The trend analysis conducted on the transition dynamics is shown in Figs 10(c) and (d) of initially non-hazardous and hazardous asteroids over 1 Myr reveals significant insights. The transition of initially non-hazardous asteroids into hazardous asteroids displays a positive trend, with the linear regression indicating an increase of approximately 1.442 transitions per 0.1 Myr (slope = 1.442, intercept = 176.467). Despite this observed increase, the low R2 value of 0.165 suggests that the time interval alone explains only 16.5 per cent of the variance in these transitions, indicating the presence of other influential factors. Conversely, the number of hazardous asteroids when starting from initially hazardous asteroids shows a noticeable negative trend, with a decrease of about 3.424 asteroids per 0.1 Myr (slope = –3.424, intercept  = 239.133). The R2 value of 0.561 indicates that time is a significant predictor, accounting for 56.1 per cent of the variance in this case. This suggests a more consistent and predictable pattern, highlighting a substantial reduction in the hazardous asteroid population over time. We have also plotted the polynomial regression line (in blue) as shown in Figs 10(c) and (d).

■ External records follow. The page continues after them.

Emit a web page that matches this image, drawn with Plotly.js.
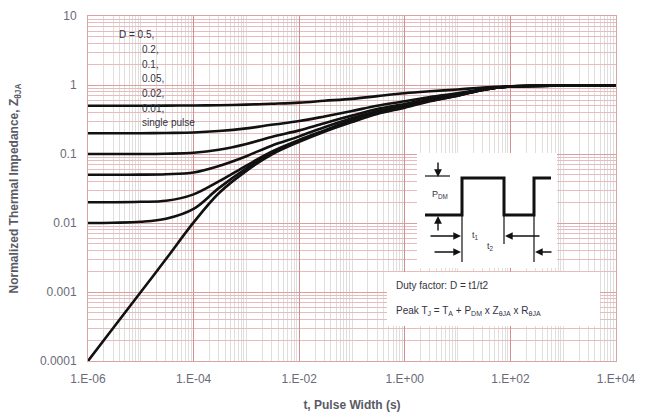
<!DOCTYPE html>
<html>
<head>
<meta charset="utf-8">
<script src="https://cdn.plot.ly/plotly-3.0.1.min.js"></script>
<style>html,body{margin:0;padding:0;background:#fff;}#chart{width:647px;height:419px;}</style>
</head>
<body>
<div id="chart"></div>
<script>
// ---- data ----
const pulseWidth = [1e-6, 3e-6, 1e-5, 3e-5, 1e-4, 3e-4, 1e-3, 3e-3, 1e-2, 3e-2, 1e-1, 3e-1, 1, 3, 10, 30, 100, 1e3, 1e4];
const zD050 = [0.50, 0.50, 0.50, 0.502, 0.505, 0.51, 0.52, 0.535, 0.555, 0.59, 0.63, 0.69, 0.76, 0.81, 0.86, 0.92, 0.96, 0.98, 0.98];
const zD020 = [0.20, 0.20, 0.20, 0.202, 0.205, 0.215, 0.235, 0.265, 0.30, 0.35, 0.42, 0.50, 0.58, 0.67, 0.76, 0.87, 0.95, 0.98, 0.98];
const zD010 = [0.10, 0.10, 0.10, 0.101, 0.104, 0.115, 0.14, 0.177, 0.22, 0.28, 0.36, 0.45, 0.53, 0.63, 0.73, 0.86, 0.95, 0.98, 0.98];
const zD005 = [0.05, 0.05, 0.0502, 0.051, 0.054, 0.067, 0.093, 0.132, 0.18, 0.245, 0.33, 0.42, 0.51, 0.61, 0.72, 0.86, 0.95, 0.98, 0.98];
const zD002 = [0.02, 0.02, 0.0203, 0.021, 0.026, 0.04, 0.068, 0.108, 0.16, 0.22, 0.31, 0.40, 0.49, 0.60, 0.71, 0.85, 0.95, 0.98, 0.98];
const zD001 = [0.01, 0.0101, 0.0104, 0.0115, 0.016, 0.032, 0.062, 0.103, 0.155, 0.215, 0.30, 0.39, 0.48, 0.59, 0.70, 0.85, 0.95, 0.98, 0.98];
const zSingle = [0.0001, 0.0003, 0.001, 0.003, 0.0102, 0.027, 0.057, 0.098, 0.15, 0.21, 0.29, 0.38, 0.47, 0.58, 0.70, 0.85, 0.95, 0.98, 0.98];
const seriesNames = ['D = 0.5', '0.2', '0.1', '0.05', '0.02', '0.01', 'single pulse'];
const curveLabels = ['D = 0.5,', '0.2,', '0.1,', '0.05,', '0.02,', '0.01,', 'single pulse'];
const xTickVals = [1e-6, 1e-4, 1e-2, 1, 1e2, 1e4];
const xTickText = ['1.E-06', '1.E-04', '1.E-02', '1.E+00', '1.E+02', '1.E+04'];
const yTickVals = [1e-4, 1e-3, 1e-2, 1e-1, 1, 10];
const yTickText = ['0.0001', '0.001', '0.01', '0.1', '1', '10'];
const dutyText = 'Duty factor: D = t1/t2';
const peakText = 'Peak T<sub>J</sub> = T<sub>A</sub> + P<sub>DM</sub> x Z<sub>θJA</sub> x R<sub>θJA</sub>';

// ---- layout geometry (pixels) ----
const W = 647, H = 419;
const L = 88, R = 616, T = 16, B = 361;
const px = x => (x - L) / (R - L);
const py = y => (B - y) / (B - T);

const allSeries = [zD050, zD020, zD010, zD005, zD002, zD001, zSingle];
const traces = allSeries.map((z, i) => ({
  x: pulseWidth, y: z, name: seriesNames[i], type: 'scatter', mode: 'lines',
  line: {color: '#111', width: 2.6, shape: 'spline', smoothing: 1},
  hoverinfo: 'skip'
}));

const textColor = '#333344';
const annotations = [];
curveLabels.forEach((t, i) => {
  annotations.push({
    xref: 'paper', yref: 'paper', x: px(i === 0 ? 117 : 140), y: py(35 + i * 14.6),
    text: t, showarrow: false, xanchor: 'left', yanchor: 'middle',
    font: {family: 'Liberation Sans, Arial, sans-serif', size: 10, color: textColor}
  });
});

// inset text
annotations.push({xref:'paper', yref:'paper', x: px(440), y: py(194), text: 'P<sub>DM</sub>', showarrow:false,
  font:{family:'Liberation Sans, Arial', size:9, color:textColor}});
annotations.push({xref:'paper', yref:'paper', x: px(481), y: py(236), text: 't<sub>1</sub>', showarrow:false,
  font:{family:'Liberation Sans, Arial', size:9, color:textColor}});
annotations.push({xref:'paper', yref:'paper', x: px(496), y: py(254), text: 't<sub>2</sub>', showarrow:false,
  font:{family:'Liberation Sans, Arial', size:9, color:textColor}});
annotations.push({xref:'paper', yref:'paper', x: px(394), y: py(285), text: dutyText, showarrow:false,
  xanchor:'left', yanchor:'middle', font:{family:'Liberation Sans, Arial', size:10, color:textColor}});
annotations.push({xref:'paper', yref:'paper', x: px(394), y: py(311), text: peakText, showarrow:false,
  xanchor:'left', yanchor:'middle', font:{family:'Liberation Sans, Arial', size:10, color:textColor}});

// inset arrows: [headX, headY, ax, ay]
const arrows = [
  [438, 177, 0, -16], [438, 216, 0, 16],
  [461, 236, -32, 0], [505, 236, 36, 0],
  [461, 252, -28, 0], [535, 252, 18, 0]
];
arrows.forEach(a => annotations.push({
  xref:'paper', yref:'paper', x: px(a[0]), y: py(a[1]), ax: a[2], ay: a[3], text: '',
  showarrow: true, arrowhead: 2, arrowsize: 1.1, arrowwidth: 1.4, arrowcolor: '#111'
}));

const P = (x, y) => px(x) + ',' + py(y);
const shapes = [
  {type:'rect', xref:'paper', yref:'paper', x0: px(417), x1: px(557), y0: py(153), y1: py(268),
    fillcolor:'#fff', line:{width:0}, layer:'above'},
  {type:'rect', xref:'paper', yref:'paper', x0: px(387), x1: px(600), y0: py(272), y1: py(326),
    fillcolor:'#fff', line:{width:0}, layer:'above'},
  {type:'path', xref:'paper', yref:'paper',
    path: 'M' + P(425,215) + 'L' + P(462,215) + 'L' + P(462,178) + 'L' + P(504,178) + 'L' + P(504,215) +
          'L' + P(534,215) + 'L' + P(534,178) + 'L' + P(551,178),
    line:{color:'#111', width:3}, layer:'above'},
  {type:'line', xref:'paper', yref:'paper', x0: px(425), x1: px(450), y0: py(176), y1: py(176),
    line:{color:'#111', width:1.2}, layer:'above'},
  {type:'line', xref:'paper', yref:'paper', x0: px(462), x1: px(462), y0: py(215), y1: py(262),
    line:{color:'#111', width:1.2}, layer:'above'},
  {type:'line', xref:'paper', yref:'paper', x0: px(504), x1: px(504), y0: py(215), y1: py(244),
    line:{color:'#111', width:1.2}, layer:'above'},
  {type:'line', xref:'paper', yref:'paper', x0: px(534), x1: px(534), y0: py(215), y1: py(262),
    line:{color:'#111', width:1.2}, layer:'above'}
];

const tickFont = {family: 'Liberation Sans, Arial, sans-serif', size: 12, color: '#6a6a78'};
const titleFont = {family: 'Liberation Sans, Arial, sans-serif', size: 12, color: '#5a5a66', weight: 'bold'};

const layout = {
  width: W, height: H,
  margin: {l: L, r: W - R, t: T, b: H - B},
  paper_bgcolor: '#fff', plot_bgcolor: '#fff',
  showlegend: false,
  xaxis: {
    type: 'log', range: [-6, 4],
    tickmode: 'array', tickvals: xTickVals, ticktext: xTickText,
    ticks: '', tickfont: tickFont, ticklabelstandoff: 7,
    showgrid: true, gridcolor: '#d48e8e', gridwidth: 1,
    minor: {dtick: 'D1', showgrid: true, gridcolor: '#dedede', gridwidth: 1, ticks: ''},
    showline: true, linecolor: '#d9a3a3', linewidth: 1, mirror: true, zeroline: false,
    title: {text: '<b>t, Pulse Width (s)</b>', font: titleFont, standoff: 15}
  },
  yaxis: {
    type: 'log', range: [-4, 1],
    tickmode: 'array', tickvals: yTickVals, ticktext: yTickText,
    ticks: '', tickfont: tickFont, ticklabelstandoff: 8,
    showgrid: true, gridcolor: '#d9a0a0', gridwidth: 1,
    minor: {dtick: 'D1', showgrid: true, gridcolor: '#e6bcbc', gridwidth: 1, ticks: ''},
    showline: true, linecolor: '#d9a3a3', linewidth: 1, mirror: true, zeroline: false,
    title: {text: '<b>Normalized Thermal Impedance, Z<sub>θJA</sub></b>', font: titleFont, standoff: 18}
  },
  annotations: annotations,
  shapes: shapes
};

Plotly.newPlot('chart', traces, layout, {displayModeBar: false, staticPlot: true});
</script>
</body>
</html>
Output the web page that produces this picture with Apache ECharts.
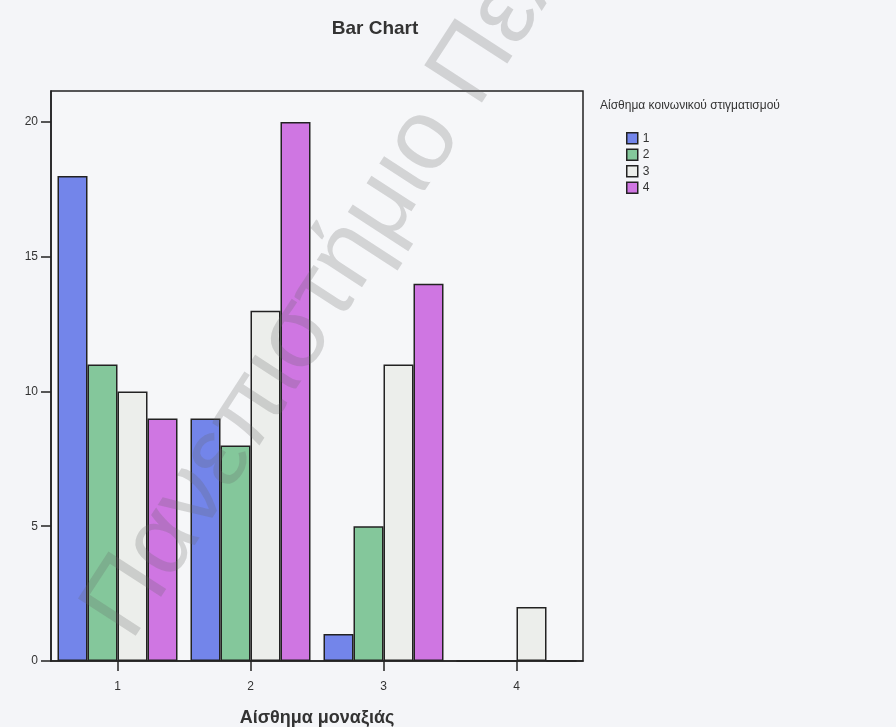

Autocorrelation function (ACF) plot, a fundamental tool in time series analysis, reveals intricate dependencies within sequential observations. In our investigation, these plots illuminated distinct temporal dynamics within two asteroid data sets. Fig. 10(a) shows for initially non-hazardous to hazardous transitions, autocorrelation analysis unveiled a lack of significant temporal correlation, indicating a seemingly random evolution over observed time intervals. Conversely, the analysis of initially hazardous asteroids, as shown in Fig. 10(b), revealed a weak but noticeable temporal dependency, with a positive autocorrelation at lag 1 and 2, signifying a slight predictive relationship between successive time points. However, this effect diminished gradually, with autocorrelation weakening beyond lag 2. These findings suggest that while the transition of initially non-hazardous asteroids to hazardous status lacks discernible temporal patterns, the process for initially hazardous asteroids exhibits a degree of persistence, albeit with diminishing influence over longer time intervals. Such insights offer valuable contributions to models forecasting asteroid behaviour and enhance our understanding of the nuanced stability and transition dynamics characterizing asteroid hazardousness over extended periods.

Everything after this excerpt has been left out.